Interior Designer Michael Tavano called his bedroom suite "Orange You Glad There's a Ronald McDonald House?" His bold color choice of Benjamin Moore's Fiesta Orange for the wall color gave the room immediate warmth and set the stage for a lively palette of complementary colors.

      

                                                                 Photo courtesy of Ronald McDonald House of Long Island

Rather than bring the Fiesta Orange paint color up to the ceiling, Michael added architectural molding around the room at the height of the window wall and painted the walls above the molding and the sloped ceiling a cool sky blue. By doing so, Michael moderated the saturated orange tone, balanced the proportions of the room and gave the room's inhabitants a calming vista to gaze at while drifting off to sleep. Genius!

Another great design feature was the assortment of spherical pendant lights Michael added to illuminate the room. Using several of different sizes and colors consumed the extra volume of the vaulted ceiling and brought it down to human scale. Plus, the round shape and random placement of the spheres were just plain fun.

I loved the mix of forms Michael used in the room. The spherical lighting fixtures, serpentine cornice and arched headboards balanced the angles of the sloped ceiling and furniture in a playful way.

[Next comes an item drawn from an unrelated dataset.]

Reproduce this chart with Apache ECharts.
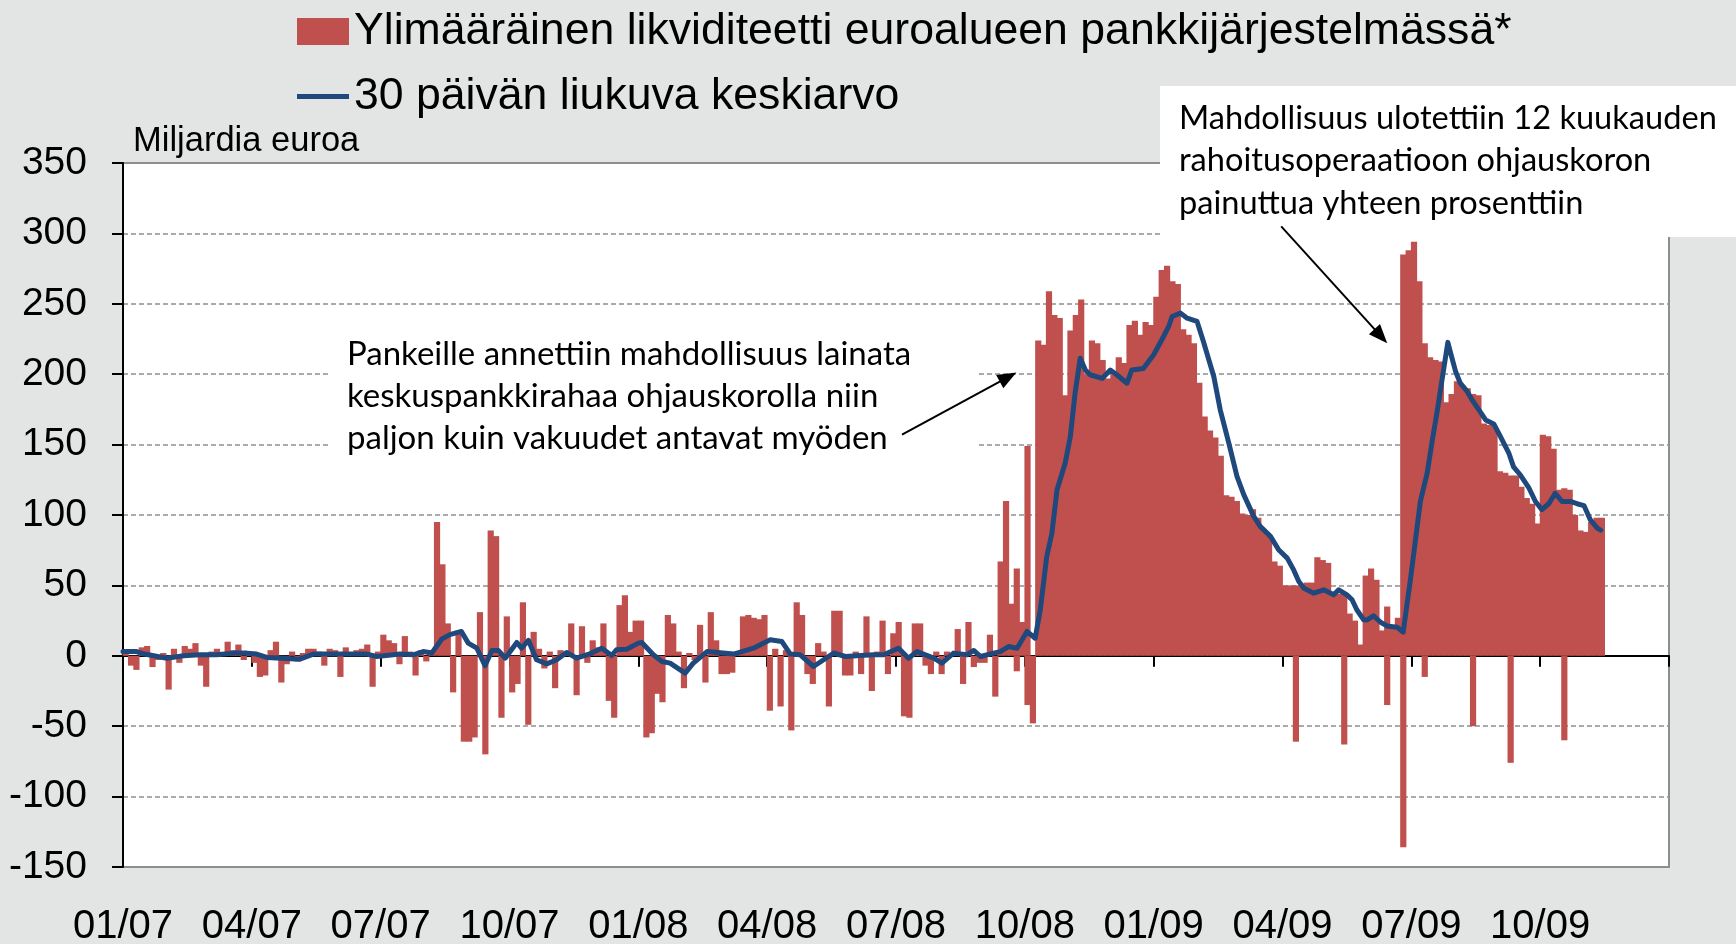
<!DOCTYPE html>
<html>
<head>
<meta charset="utf-8">
<script src="https://cdn.jsdelivr.net/npm/echarts@6/dist/echarts.min.js"></script>
<style>
  html, body { margin: 0; padding: 0; background: #e3e5e4; }
  #main { width: 1736px; height: 944px; }
</style>
</head>
<body>
<div id="main"></div>
<script>
var barName = "Ylimääräinen likviditeetti euroalueen pankkijärjestelmässä*";
var lineName = "30 päivän liukuva keskiarvo";

// 8 bars per month, month 0 = 01/2007
var perMonth = 8;

var bars2007 = [
  3, -7, -10, 6, 7, -8, -3, 2,
  -24, 5, -5, 7, 5, 9, -7, -22,
  3, 5, 2, 10, 4, 8, -3, 2,
  -5, -15, -14, 4, 10, -19, -6, 3,
  -4, 2, 5, 5, 3, -7, 5, 4,
  -15, 6, 2, 4, 5, 8, -22, 3,
  15, 11, 9, -6, 14, 3, -14, 4,
  -4, 4, 95, 65, 23, -26, 18, -61,
  -61, -58, 31, -70, 89, 85, -44, 28,
  -26, -20, 38, -49, 17, 5, -9, 3,
  -23, 4, 3, 23, -28, 21, -5, 11,
  6, 23, -32, -44, 36, 43, 17, 25,
];
var bars2008 = [
  25, -58, -55, -27, -33, 29, 23, 3,
  -23, 2, -3, 22, -19, 31, 11, -13,
  -13, -12, 3, 28, 29, 27, 26, 29,
  -39, 5, -36, 4, -53, 38, 29, -13,
  -20, 9, 3, -36, 32, 32, -14, -14,
  3, -13, 28, -25, 3, 25, -13, 16,
  24, -43, -44, 23, 23, -7, -13, 3,
  -13, 3, 2, 19, -20, 24, -8, -5,
  -5, 15, -29, 67, 110, 37, 62, 24,
  149, -48, 224, 221, 259, 242, 240, 185,
  231, 242, 253, 200, 224, 222, 210, 197,
  200, 212, 208, 235, 238, 228, 237, 235,
];
var bars2009 = [
  255, 274, 277, 266, 264, 232, 228, 222,
  194, 170, 160, 155, 142, 114, 113, 110,
  101, 100, 104, 98, 90, 85, 67, 64,
  50, 50, 50, 50, 52, 52, 70, 68,
  66, 45, 44, 44, 30, 25, 8, 57,
  62, 54, 18, 35, 20, 27, 285, 288,
  294, 266, 222, 212, 210, 209, 180, 186,
  195, 192, 190, 186, 185, 165, 164, 163,
  131, 130, 128, 128, 120, 112, 108, 94,
  157, 156, 147, 118, 119, 118, 100, 89,
  88, 95, 98, 98,
];
// negative days inside positive bar slots: [slot, value]
var dips = [
  [166, -11], [168, -35], [218, -61], [227, -63], [235, -35],
  [238, -136], [242, -15], [251, -50], [258, -76], [268, -60],
];

// moving average: [month, value]
var avgPoints = [
  [0, 3], [0.32, 3], [0.47, 1.4], [1.02, -1.7], [1.41, 0], [1.79, 0.7], [2.18, 0.7],
  [2.57, 1.9], [2.88, 1.9], [3.11, 1.2], [3.35, -1.2], [4.12, -2.4], [4.43, 1.2],
  [4.9, 1.2], [5.68, 1.2], [5.91, -0.5], [6.45, 1.2], [6.76, 0.7], [6.99, 3],
  [7.19, 2], [7.42, 11.8], [7.61, 15], [7.88, 17.3], [8.04, 9], [8.24, 5.4],
  [8.43, -7], [8.59, 3.8], [8.74, 3.8], [8.9, -1.7], [9.17, 9.5], [9.28, 5.4],
  [9.44, 11], [9.63, -2.8], [9.87, -5.7], [10.1, -2.8], [10.33, 2.4], [10.56, -1.7],
  [10.87, 1.4], [11.15, 5.4], [11.38, 0.2], [11.49, 4.3], [11.73, 4.7], [12.0, 9],
  [12.08, 9.5], [12.35, 0.7], [12.55, -4], [12.74, -5.2], [13.09, -12.3], [13.28, -5.2],
  [13.6, 3], [14.22, 1.2], [14.68, 5.4], [15.07, 11.4], [15.34, 10.2], [15.54, 1.2],
  [15.77, 0.7], [16.08, -7.6], [16.55, 2], [16.82, -0.5], [17.17, 0.2], [17.48, 0.7],
  [17.71, 0.7], [18.06, 5.4], [18.29, -1.7], [18.49, 3], [18.88, -1.7], [19.07, -5.2],
  [19.34, 1.9], [19.65, 0.7], [19.81, 3.8], [19.97, -0.5], [20.27, 1.9], [20.43, 3],
  [20.62, 6.6], [20.82, 5.4], [21.05, 17.3], [21.24, 12.5], [21.36, 32.7], [21.51, 70.5],
  [21.63, 87], [21.75, 118], [21.94, 137], [22.06, 155.8], [22.17, 186.6], [22.29, 211.4],
  [22.41, 203], [22.52, 199.6], [22.8, 197], [22.99, 203], [23.14, 199.6], [23.38, 193.6],
  [23.49, 203], [23.76, 204], [24.0, 213.8], [24.23, 226.8], [24.35, 233.9], [24.43, 241],
  [24.62, 243.4], [24.78, 239.8], [25.01, 237.5], [25.16, 223], [25.4, 198.4], [25.55, 174.7],
  [25.75, 151], [25.94, 127.4], [26.1, 114.3], [26.33, 99], [26.48, 91.9], [26.72, 84.8],
  [26.91, 75.3], [27.11, 69.4], [27.26, 61], [27.38, 52.8], [27.5, 48], [27.73, 44.5],
  [27.96, 46.9], [28.19, 43.3], [28.31, 46.9], [28.5, 43.3], [28.62, 39.8], [28.73, 32.7],
  [28.89, 25.6], [28.97, 25.5], [29.12, 28.4], [29.28, 24], [29.43, 21.2], [29.67, 20.3],
  [29.81, 16.8], [29.98, 54.5], [30.21, 109.6], [30.37, 129.9], [30.48, 151.6], [30.6, 173.3],
  [30.71, 195], [30.85, 222.6], [30.95, 211], [31.03, 202], [31.14, 193.6], [31.3, 187.8],
  [31.41, 182], [31.57, 174.8], [31.73, 167.5], [31.92, 164.6], [32.07, 156], [32.27, 144],
  [32.38, 134.2], [32.54, 128.4], [32.73, 119.7], [32.89, 109.6], [33.04, 103.8], [33.2, 108],
  [33.35, 115.4], [33.51, 109.6], [33.7, 109.6], [33.86, 108], [34.02, 106.7], [34.17, 96.5],
  [34.33, 90.7], [34.41, 89.3],
];

var yTicks = { min: -150, max: 350, step: 50 };
var xTicks = { min: 0, max: 36, step: 3 };

var note1 = "Pankeille annettiin mahdollisuus lainata\nkeskuspankkirahaa ohjauskorolla niin\npaljon kuin vakuudet antavat myöden";
var note2 = "Mahdollisuus ulotettiin 12 kuukauden\nrahoitusoperaatioon ohjauskoron\npainuttua yhteen prosenttiin";

var font = "'Liberation Sans', Arial, sans-serif";
var noteFont = "Lato, 'Open Sans', sans-serif";

var bars = bars2007.concat(bars2008, bars2009);
var barData = bars.map(function (v, k) {
  return [(k + 0.5) / perMonth, v];
});
var dipData = dips.map(function (d) {
  return [(d[0] + 0.5) / perMonth, d[1]];
});

function quarterLabel(v) {
  var month = (v % 12) + 1;
  var year = 7 + Math.floor(v / 12);
  return (month < 10 ? "0" : "") + month + "/" + (year < 10 ? "0" : "") + year;
}

var chart = echarts.init(document.getElementById("main"));

var option = {
  animation: false,
  backgroundColor: "#e3e5e4",
  legend: [
    {
      data: [{ name: barName, icon: "rect" }],
      left: 297,
      top: 9,
      padding: 0,
      itemWidth: 52,
      itemHeight: 27,
      selectedMode: false,
      textStyle: { fontSize: 44.6, color: "#000", fontFamily: font },
    },
    {
      data: [{ name: lineName, icon: "rect" }],
      left: 297,
      top: 74,
      padding: 0,
      itemWidth: 52,
      itemHeight: 5,
      selectedMode: false,
      textStyle: { fontSize: 44.6, color: "#000", fontFamily: font },
    },
  ],
  grid: {
    left: 123,
    right: 67,
    top: 163,
    bottom: 77,
    outerBoundsMode: "none",
    show: true,
    backgroundColor: "#ffffff",
    borderColor: "#8e8e8e",
    borderWidth: 2,
  },
  xAxis: [
    {
      // labels at the bottom
      type: "value",
      min: xTicks.min,
      max: xTicks.max,
      interval: xTicks.step,
      position: "bottom",
      axisLine: { show: false, onZero: false },
      axisTick: { show: false },
      splitLine: { show: false },
      axisLabel: {
        fontSize: 40,
        color: "#000",
        fontFamily: font,
        margin: 40,
        showMaxLabel: false,
        formatter: quarterLabel,
      },
    },
    {
      // zero line with ticks
      type: "value",
      min: xTicks.min,
      max: xTicks.max,
      interval: xTicks.step,
      position: "bottom",
      axisLine: { show: true, onZero: true, lineStyle: { color: "#000", width: 2 } },
      axisTick: { show: true, length: 11, lineStyle: { color: "#000", width: 2 } },
      axisLabel: { show: false },
      splitLine: { show: false },
    },
  ],
  yAxis: {
    type: "value",
    min: yTicks.min,
    max: yTicks.max,
    interval: yTicks.step,
    name: "Miljardia euroa",
    nameLocation: "end",
    nameGap: 4,
    nameTextStyle: {
      fontSize: 34.5,
      color: "#000",
      fontFamily: font,
      align: "left",
      padding: [0, 0, 0, 10],
    },
    axisLine: { show: true, lineStyle: { color: "#000", width: 2 } },
    axisTick: { show: true, length: 11, lineStyle: { color: "#000", width: 2 } },
    axisLabel: { fontSize: 39, color: "#000", fontFamily: font, margin: 36 },
    splitLine: { lineStyle: { color: "#8e8e8e", width: 1.5, type: [5, 3] } },
  },
  series: [
    {
      name: barName,
      type: "bar",
      data: barData,
      barWidth: 6.2,
      barGap: "-100%",
      itemStyle: { color: "#c0504d" },
      emphasis: { disabled: true },
      z: 2,
    },
    {
      name: "dips",
      type: "bar",
      data: dipData,
      barWidth: 6.2,
      barGap: "-100%",
      itemStyle: { color: "#c0504d" },
      emphasis: { disabled: true },
      z: 2,
    },
    {
      name: lineName,
      type: "line",
      data: avgPoints,
      color: "#1f497d",
      showSymbol: false,
      lineStyle: { color: "#1f497d", width: 5, join: "round", cap: "round" },
      emphasis: { disabled: true },
      z: 3,
      markLine: {
        silent: true,
        symbol: ["none", "triangle"],
        symbolSize: [15, 19],
        label: { show: false },
        lineStyle: { color: "#000", width: 2, type: "solid" },
        data: [
          [{ coord: [18.14, 157] }, { coord: [20.61, 198] }],
          [{ coord: [26.97, 305] }, { coord: [29.29, 227] }],
        ],
      },
    },
  ],
  graphic: [
    {
      type: "rect",
      z: 1,
      shape: { x: 330, y: 318, width: 647, height: 146 },
      style: { fill: "#ffffff" },
    },
    {
      type: "text",
      z: 1,
      x: 347,
      y: 333,
      style: { text: note1, font: "33px " + noteFont, lineHeight: 42, fill: "#000" },
    },
    {
      type: "rect",
      z: 1,
      shape: { x: 1160, y: 86, width: 576, height: 151 },
      style: { fill: "#ffffff" },
    },
    {
      type: "text",
      z: 1,
      x: 1179,
      y: 97,
      style: { text: note2, font: "32.6px " + noteFont, lineHeight: 42.5, fill: "#000" },
    },
  ],
};

chart.setOption(option);
</script>
</body>
</html>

                              

Michael's flame stitch fabric choice for the headboards and bed skirts was a wonderful addition of pattern to the room. On a practical note, Michael used slipcovers of washable outdoor fabrics from Kravet to make the bedroom easy to maintain.

In another delightful addition of pattern, Michael had a focal wall painted in vertical stripes. Giving back in yet another way, to paint the wall, Michael commissioned graduates of the nonprofit Alpha Workshops Studio School. This school, in the Chelsea section of New York City, provides tuition-free classes in decorative arts and painted finishes to individuals living with HIV/AIDS.

       

                                                            Photo courtesy of Ronald McDonald House of Long Island

Here's Michael standing in front of another surprise in his room. The wall art is from Home Goods, showing that great design can be achieved with a hi-lo mix.

Congratulations, Michael, on a design very well done!